Thursday, March 08, 2007

Cutting Ties?

Hekmatyar is a loathsome and violent guy, but there's a reason he's survived as long as he has. He knows when to switch sides.
Fugitive Afghan rebel leader Gulbuddin Hekmatyar told The Associated Press that his forces have ended cooperation with the Taliban and suggested that he was open to talks with embattled President Hamid Karzai.

In a video response to questions submitted by AP, Hekmatyar said that his group contacted Taliban leaders in 2003 and agreed to wage a joint jihad, or holy war, against American troops.

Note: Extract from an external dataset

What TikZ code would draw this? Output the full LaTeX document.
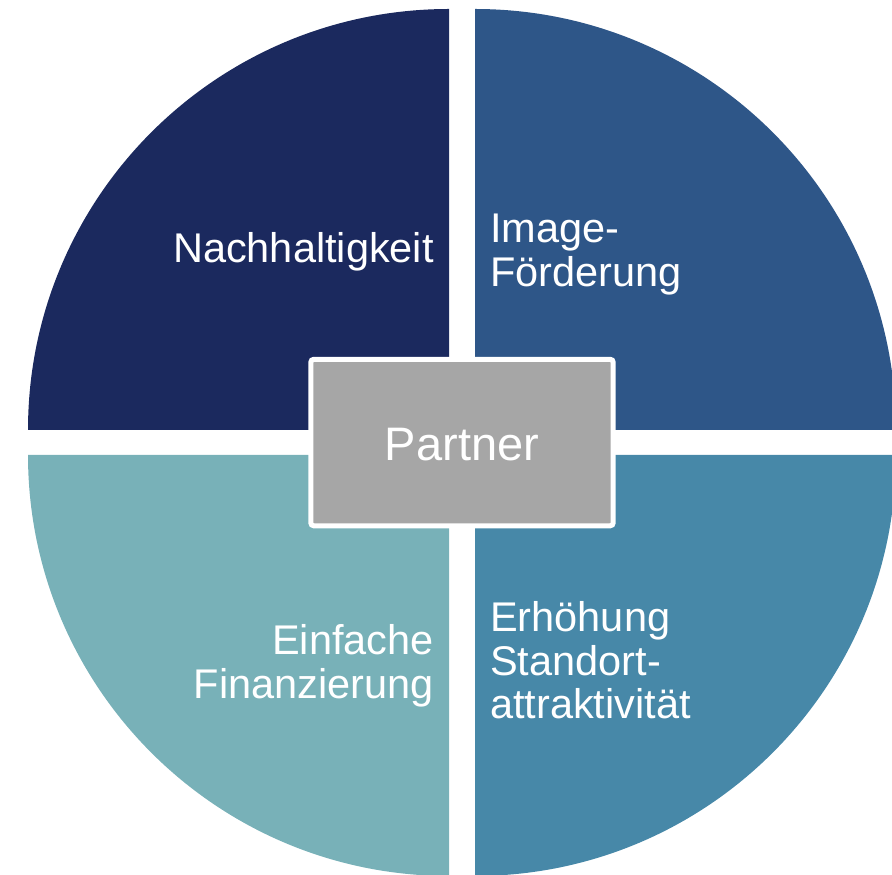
\documentclass[tikz,border=0pt]{standalone}
\usepackage{fontspec}
\setmainfont{Liberation Sans}
\definecolor{qTL}{HTML}{1B295E}
\definecolor{qTR}{HTML}{2E5688}
\definecolor{qBL}{HTML}{78B1B8}
\definecolor{qBR}{HTML}{4788A8}
\definecolor{partnergray}{HTML}{A6A6A6}
\tikzset{
  quad/.style={draw=none},
  lbl/.style={text=white, inner sep=0pt, font=\fontsize{41.5}{43.5}\selectfont},
  center box/.style={fill=partnergray, draw=white, line width=5pt, rounded corners=3pt}
}
\begin{document}
\begin{tikzpicture}[x=1pt,y=1pt]
\useasboundingbox (0,0) rectangle (892,875);
\begin{scope}
\clip (0,0) rectangle (892,875);
\fill[qTL,quad] (449,445) -- ++(-421,0) arc[start angle=180, end angle=90, radius=421] -- cycle;
\fill[qTR,quad] (475,445) -- ++(0,421) arc[start angle=90, end angle=0, radius=421] -- cycle;
\fill[qBL,quad] (449,420) -- ++(0,-421) arc[start angle=270, end angle=180, radius=421] -- cycle;
\fill[qBR,quad] (475,420) -- ++(421,0) arc[start angle=0, end angle=-90, radius=421] -- cycle;
\end{scope}
\draw[center box] (310.8,349.2) rectangle (613.2,515.7);
\node[lbl, anchor=base, font=\fontsize{47}{50}\selectfont] (partner) at (462,414) {Partner};
\node[lbl, anchor=base east, align=right] (nach) at (434,612) {Nachhaltigkeit};
\node[lbl, anchor=base west, align=left] (image) at (490,588.5) {Image-\\Förderung};
\node[lbl, anchor=base east, align=right] (einf) at (434,176.5) {Einfache\\Finanzierung};
\node[lbl, anchor=base west, align=left] (erh) at (490,156) {Erhöhung\\Standort-\\attraktivität};
\end{tikzpicture}
\end{document}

"The jihad went into high gear but later it gradually went down as certain elements among the Taliban rejected the idea of a joint struggle against the aggressor," Hekmatyar said in the video, which was received Thursday. Hekmatyar wore glasses and a black turban as he spoke in front of a plain white wall at an undisclosed location.
There's a good reason that this guy has survived in one of the most inhospitable regions on the planet. He apparently has the knack to know which side has the most power at any given moment in a fluid and changing Afghan political landscape.

This may be his attempt to secure his survival for just a bit longer considering the world of hurt the NATO and US forces are busy inflicting on the Taliban in advance of their annual spring offensive.

Considering that quite a few Taliban leaders have been rolled up in recent weeks, he would have nothing to gain by siding with the group as their reputation and leadership goes down the drain. This doesn't mean that he's changed his stripes. Indeed, the US still considers him a terrorist on their watch list and have tried to eliminate him on several occasions.

That there are even reports of US forces operating in Warizistan (inside Pakistan) going after Taliban and al Qaeda are probably giving Hekmatyar second thoughts about the survivability of the Taliban. He's probably looking for the best deal to bide his time until he can strike out on his own.